The Board noted the update.
Purpose: the Growth Board’s Forward Plan is attached for information.
Recommendation: that the Board note and comment on the Forward Plan.
The Board noted the Forward Plan and list of decisions to come to future meetings.
Purpose: to update the Growth Board on progress towards Local Plans adoption across the county.
Recommendation: that the Growth Board note the report.
The Board noted the update on progress on each district council’s Local Plan.
Sub-national Transport Body (STB) proposals
Purpose: to receive a verbal update from officers.
Bev Hindle, Oxfordshire County Council, gave an update from the recent STB meeting and ongoing work and answered questions, making the following points:
· Discussion covered innovation, activity and transport across the whole region, and the requirement to emphasise the necessity of including the whole M4-A34-M40 link stretch in consideration of the proposed expressway route.
· The Board discussed the difficulty of providing views as a transport body on proposed options, without the full evidence base, and in light of the immediate disquiet of local residents.
· Highways England ad not updated their processes to adequately reflect the existence of the STB.
· The emerging route of the expressway would have an impact on the emerging JSSP, although the timetables for these did not correspond.
· Currently Network Rail and Department for Transport were developing the rail connectivity study in isolation as a technical study without considering the wider economic case. The STB and Growth Board’s representatives continued to press the need for involvement in this: the Growth Board could take a pro-active role in the study.
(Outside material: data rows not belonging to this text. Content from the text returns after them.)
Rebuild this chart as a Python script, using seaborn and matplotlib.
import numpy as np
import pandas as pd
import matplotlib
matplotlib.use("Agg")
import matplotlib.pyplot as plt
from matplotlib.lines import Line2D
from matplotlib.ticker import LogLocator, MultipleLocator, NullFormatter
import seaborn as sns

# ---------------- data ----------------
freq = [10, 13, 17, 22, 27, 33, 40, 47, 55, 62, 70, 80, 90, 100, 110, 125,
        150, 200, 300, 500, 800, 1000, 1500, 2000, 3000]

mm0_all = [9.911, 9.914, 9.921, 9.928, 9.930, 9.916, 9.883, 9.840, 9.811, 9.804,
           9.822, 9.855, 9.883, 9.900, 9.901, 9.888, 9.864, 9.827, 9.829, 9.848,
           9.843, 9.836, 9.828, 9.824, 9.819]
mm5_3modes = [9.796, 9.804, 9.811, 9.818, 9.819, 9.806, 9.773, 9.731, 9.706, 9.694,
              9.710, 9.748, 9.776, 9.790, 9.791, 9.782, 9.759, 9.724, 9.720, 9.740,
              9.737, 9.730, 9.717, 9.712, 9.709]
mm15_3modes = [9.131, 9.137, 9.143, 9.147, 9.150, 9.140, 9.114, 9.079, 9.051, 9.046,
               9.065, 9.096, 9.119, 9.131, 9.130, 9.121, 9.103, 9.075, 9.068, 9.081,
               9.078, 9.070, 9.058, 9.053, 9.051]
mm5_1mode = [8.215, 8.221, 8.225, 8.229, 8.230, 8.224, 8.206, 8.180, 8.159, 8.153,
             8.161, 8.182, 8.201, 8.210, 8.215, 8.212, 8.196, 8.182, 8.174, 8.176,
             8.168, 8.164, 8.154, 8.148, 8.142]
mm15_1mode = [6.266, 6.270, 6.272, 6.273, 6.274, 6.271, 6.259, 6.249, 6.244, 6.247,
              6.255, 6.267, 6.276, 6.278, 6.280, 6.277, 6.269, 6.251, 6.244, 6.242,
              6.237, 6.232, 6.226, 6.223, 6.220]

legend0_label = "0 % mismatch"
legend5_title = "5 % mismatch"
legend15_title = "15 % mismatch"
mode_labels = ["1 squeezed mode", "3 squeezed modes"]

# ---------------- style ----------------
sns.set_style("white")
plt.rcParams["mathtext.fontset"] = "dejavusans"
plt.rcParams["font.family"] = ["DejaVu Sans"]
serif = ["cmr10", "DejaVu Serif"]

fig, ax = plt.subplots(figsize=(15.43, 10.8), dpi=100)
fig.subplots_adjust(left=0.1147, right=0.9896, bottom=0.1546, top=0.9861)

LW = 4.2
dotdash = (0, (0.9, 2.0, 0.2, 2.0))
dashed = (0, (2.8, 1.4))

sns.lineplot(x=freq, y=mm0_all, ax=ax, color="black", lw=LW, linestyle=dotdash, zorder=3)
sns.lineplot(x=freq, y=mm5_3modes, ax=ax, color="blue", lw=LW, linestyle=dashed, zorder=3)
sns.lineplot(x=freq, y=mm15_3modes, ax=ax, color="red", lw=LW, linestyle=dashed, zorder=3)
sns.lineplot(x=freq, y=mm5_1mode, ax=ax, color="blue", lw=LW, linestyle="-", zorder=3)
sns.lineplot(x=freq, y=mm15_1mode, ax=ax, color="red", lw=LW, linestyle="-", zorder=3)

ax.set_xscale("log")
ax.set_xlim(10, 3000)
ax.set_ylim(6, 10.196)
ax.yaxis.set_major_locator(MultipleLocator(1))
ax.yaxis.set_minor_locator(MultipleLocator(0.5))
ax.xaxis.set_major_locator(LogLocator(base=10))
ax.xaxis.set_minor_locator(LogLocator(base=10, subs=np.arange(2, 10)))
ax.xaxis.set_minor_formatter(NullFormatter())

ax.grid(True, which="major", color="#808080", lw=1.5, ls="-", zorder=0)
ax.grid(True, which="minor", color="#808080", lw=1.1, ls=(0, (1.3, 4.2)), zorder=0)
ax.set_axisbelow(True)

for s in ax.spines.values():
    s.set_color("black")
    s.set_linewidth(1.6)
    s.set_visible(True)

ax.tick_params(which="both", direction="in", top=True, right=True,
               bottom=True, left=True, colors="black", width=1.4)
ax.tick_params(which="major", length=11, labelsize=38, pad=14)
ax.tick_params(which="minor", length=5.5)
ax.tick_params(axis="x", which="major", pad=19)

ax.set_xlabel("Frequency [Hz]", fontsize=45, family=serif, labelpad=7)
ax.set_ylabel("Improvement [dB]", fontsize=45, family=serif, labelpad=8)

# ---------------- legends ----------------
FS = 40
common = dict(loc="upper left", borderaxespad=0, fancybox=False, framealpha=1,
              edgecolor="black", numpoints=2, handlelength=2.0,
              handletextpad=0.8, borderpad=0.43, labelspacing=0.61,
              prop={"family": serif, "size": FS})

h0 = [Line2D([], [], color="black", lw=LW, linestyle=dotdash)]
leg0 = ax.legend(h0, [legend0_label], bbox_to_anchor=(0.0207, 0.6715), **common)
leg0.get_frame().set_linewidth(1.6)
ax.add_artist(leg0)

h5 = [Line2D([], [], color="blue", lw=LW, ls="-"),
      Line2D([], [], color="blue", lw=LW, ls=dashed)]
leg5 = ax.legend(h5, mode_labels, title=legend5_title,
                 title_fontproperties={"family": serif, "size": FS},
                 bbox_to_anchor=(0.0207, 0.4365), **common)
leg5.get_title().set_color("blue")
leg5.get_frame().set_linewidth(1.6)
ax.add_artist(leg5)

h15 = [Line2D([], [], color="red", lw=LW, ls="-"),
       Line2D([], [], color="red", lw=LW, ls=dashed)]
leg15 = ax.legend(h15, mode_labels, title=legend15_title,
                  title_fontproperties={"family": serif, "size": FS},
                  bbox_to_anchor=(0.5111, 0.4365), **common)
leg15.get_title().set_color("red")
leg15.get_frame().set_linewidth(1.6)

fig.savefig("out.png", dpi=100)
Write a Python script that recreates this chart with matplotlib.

Councillors commented that
· The A34 was the route with the highest impact on all areas: Highways England’s stated wish to separate local and through traffic on this route was welcomed.
· If the county was expected (as seemed to be the case) to match-fund rail improvements, then the whole county should benefit. Rail improvements would unlock economic opportunity but there was a need for more local as well as central stations to achieve this.
The Board noted the update.
Oxfordshire Rail Connectivity update
Purpose: to receive a verbal update from officers.
The Board noted there were no updates.
Updates on matters relevant to the Growth Board
Growth Board members and officers may verbally update the Board on progress on matters previously before the Board for consideration, listed in the work plan, or relevant to the Board’s future decisions.
This is for the sharing of information and no decisions will be taken.
There were no updates.
Dates of next meetings
Dates for future meetings are:
From 2.00pm to 4.00 pm in the Old Library in Oxford Town Hall.
26 April 2018 (extra meeting)
11 June 2018
Then hosted by South Oxfordshire District Council - Meeting Room 1, 135 Eastern Avenue, Milton Park, Milton, OX14 4SB
Dates provisionally set as:
31 July 2018
25 September 2018
27 November 2018
29 January 2019
26 March 2019
4 June 2019
The Board noted the meeting dates including that of 26 April 2018.